Collected data >>
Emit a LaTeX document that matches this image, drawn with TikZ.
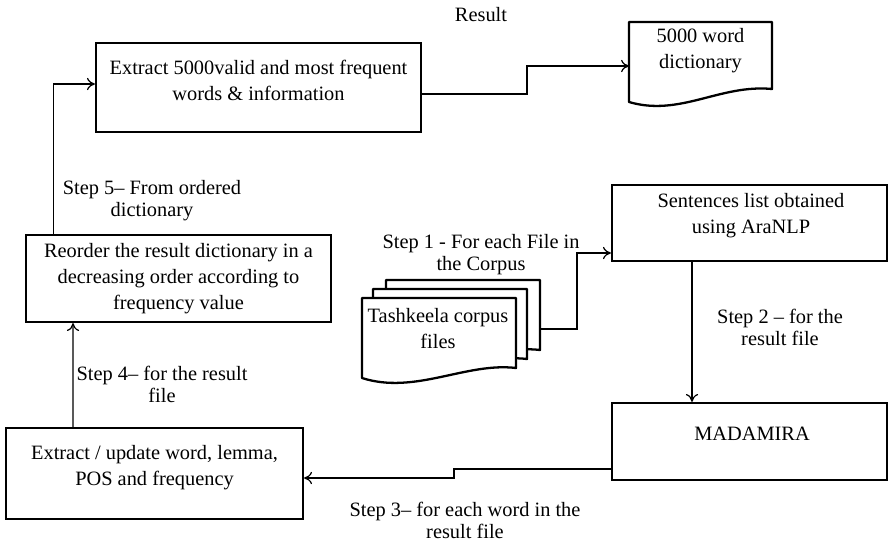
\documentclass[tikz,border=0pt]{standalone}
\usepackage{fontspec}
\setmainfont{Liberation Serif}
\usepackage{tikz}
\usetikzlibrary{arrows.meta}

\begin{document}
\begin{tikzpicture}[x=0.02cm,y=-0.02cm,>={To[length=4.5pt,width=7pt]},
  box/.style={draw,rectangle,line width=1.3pt,inner sep=0pt},
  boxtext/.style={align=center,inner sep=0pt,font=\fontsize{11.6}{14.8}\selectfont},
  steptext/.style={align=center,inner sep=0pt,font=\fontsize{11.6}{12.6}\selectfont},
  conn/.style={line width=0.7pt},
  doc/.style={line width=1.3pt,fill=white,line join=round}]
\useasboundingbox (0,0) rectangle (890,541);
%
\node (xtr) at (258.5,87.5) [box,minimum width=6.5cm,minimum height=1.78cm] {};
\node (xtrtxt) at (258.5,80.5) [boxtext] {Extract 5000valid and most frequent\\words \& information};
\node (sent) at (749.5,223) [box,minimum width=5.5cm,minimum height=1.52cm] {};
\node (senttxt) at (751,215.5) [boxtext] {Sentences list obtained\\using AraNLP};
\node (mad) at (749.5,441.5) [box,minimum width=5.5cm,minimum height=1.54cm] {};
\node (madtxt) at (752,434) [boxtext] {MADAMIRA};
\node (rord) at (178.5,278.5) [box,minimum width=6.1cm,minimum height=1.74cm] {};
\node (rordtxt) at (178.5,279) [boxtext] {Reorder the result dictionary in a\\decreasing order according to\\frequency value};
\node (updt) at (154.5,473.5) [box,minimum width=5.94cm,minimum height=1.82cm] {};
\node (updttxt) at (154.5,467.5) [boxtext] {Extract / update word, lemma,\\POS and frequency};
%%
\draw [doc] (629,22) -- (772,22) -- (772,89) .. controls (720,84) and (680,117) .. (629,102) -- cycle;
\node (dict) at (700.5,50.5) [boxtext] {5000 word\\dictionary};
\coordinate (dictin) at (629,66);
%
\draw [doc] (386,280) -- (540,280) -- (540,350) .. controls (490,344) and (439,377) .. (386,360) -- cycle;
\draw [doc] (373,289) -- (527,289) -- (527,359) .. controls (477,353) and (426,386) .. (373,369) -- cycle;
\draw [doc] (362,298) -- (516,298) -- (516,368) .. controls (466,362) and (415,395) .. (362,378) -- cycle;
\node (corp) at (438,328.5) [boxtext] {Tashkeela corpus\\files};
\coordinate (corpout) at (540,329);
%%
\node (result) at (481,15) [steptext] {Result};
\node (step1) at (481,254.5) [steptext] {Step 1 - For each File in\\the Corpus};
\node (step2) at (780,327) [steptext] {Step 2 – for the\\result file};
\node (step3) at (465,520) [steptext] {Step 3– for each word in the\\result file};
\node (step4) at (162,384) [steptext] {Step 4– for the result\\file};
\node (step5) at (152,201) [steptext] {Step 5– From ordered\\dictionary};
%%
\draw [conn,->] (corpout) -- ++(37,0) |- ([yshift=-0.6cm]sent.west);
\draw [conn,->] ([xshift=-1.15cm]sent.south) -- ([xshift=-1.15cm]mad.north);
\draw [conn,->] ([yshift=-0.55cm]mad.west) -- ++(-157,0) |- ([yshift=-0.09cm]updt.east);
\draw [conn,->] ([xshift=-1.63cm]updt.north) -- ([xshift=-2.11cm]rord.south);
\draw [conn,->] ([xshift=0.58cm]rord.north west) |- ([yshift=0.07cm]xtr.west);
\draw [conn,->] ([yshift=-0.13cm]xtr.east) -- ++(105,0) |- (dictin);
\end{tikzpicture}
\end{document}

Short task >>
Reproduce every line exactly and omit all pictures.

Complete response >>
Emit a LaTeX document that matches this image, drawn with TikZ.
\documentclass[tikz,border=0pt]{standalone}
\usepackage{fontspec}
\setmainfont{Liberation Serif}
\usepackage{tikz}
\usetikzlibrary{arrows.meta}

\begin{document}
\begin{tikzpicture}[x=0.02cm,y=-0.02cm,>={To[length=4.5pt,width=7pt]},
  box/.style={draw,rectangle,line width=1.3pt,inner sep=0pt},
  boxtext/.style={align=center,inner sep=0pt,font=\fontsize{11.6}{14.8}\selectfont},
  steptext/.style={align=center,inner sep=0pt,font=\fontsize{11.6}{12.6}\selectfont},
  conn/.style={line width=0.7pt},
  doc/.style={line width=1.3pt,fill=white,line join=round}]
\useasboundingbox (0,0) rectangle (890,541);
%
\node (xtr) at (258.5,87.5) [box,minimum width=6.5cm,minimum height=1.78cm] {};
\node (xtrtxt) at (258.5,80.5) [boxtext] {Extract 5000valid and most frequent\\words \& information};
\node (sent) at (749.5,223) [box,minimum width=5.5cm,minimum height=1.52cm] {};
\node (senttxt) at (751,215.5) [boxtext] {Sentences list obtained\\using AraNLP};
\node (mad) at (749.5,441.5) [box,minimum width=5.5cm,minimum height=1.54cm] {};
\node (madtxt) at (752,434) [boxtext] {MADAMIRA};
\node (rord) at (178.5,278.5) [box,minimum width=6.1cm,minimum height=1.74cm] {};
\node (rordtxt) at (178.5,279) [boxtext] {Reorder the result dictionary in a\\decreasing order according to\\frequency value};
\node (updt) at (154.5,473.5) [box,minimum width=5.94cm,minimum height=1.82cm] {};
\node (updttxt) at (154.5,467.5) [boxtext] {Extract / update word, lemma,\\POS and frequency};
%%
\draw [doc] (629,22) -- (772,22) -- (772,89) .. controls (720,84) and (680,117) .. (629,102) -- cycle;
\node (dict) at (700.5,50.5) [boxtext] {5000 word\\dictionary};
\coordinate (dictin) at (629,66);
%
\draw [doc] (386,280) -- (540,280) -- (540,350) .. controls (490,344) and (439,377) .. (386,360) -- cycle;
\draw [doc] (373,289) -- (527,289) -- (527,359) .. controls (477,353) and (426,386) .. (373,369) -- cycle;
\draw [doc] (362,298) -- (516,298) -- (516,368) .. controls (466,362) and (415,395) .. (362,378) -- cycle;
\node (corp) at (438,328.5) [boxtext] {Tashkeela corpus\\files};
\coordinate (corpout) at (540,329);
%%
\node (result) at (481,15) [steptext] {Result};
\node (step1) at (481,254.5) [steptext] {Step 1 - For each File in\\the Corpus};
\node (step2) at (780,327) [steptext] {Step 2 – for the\\result file};
\node (step3) at (465,520) [steptext] {Step 3– for each word in the\\result file};
\node (step4) at (162,384) [steptext] {Step 4– for the result\\file};
\node (step5) at (152,201) [steptext] {Step 5– From ordered\\dictionary};
%%
\draw [conn,->] (corpout) -- ++(37,0) |- ([yshift=-0.6cm]sent.west);
\draw [conn,->] ([xshift=-1.15cm]sent.south) -- ([xshift=-1.15cm]mad.north);
\draw [conn,->] ([yshift=-0.55cm]mad.west) -- ++(-157,0) |- ([yshift=-0.09cm]updt.east);
\draw [conn,->] ([xshift=-1.63cm]updt.north) -- ([xshift=-2.11cm]rord.south);
\draw [conn,->] ([xshift=0.58cm]rord.north west) |- ([yshift=0.07cm]xtr.west);
\draw [conn,->] ([yshift=-0.13cm]xtr.east) -- ++(105,0) |- (dictin);
\end{tikzpicture}
\end{document}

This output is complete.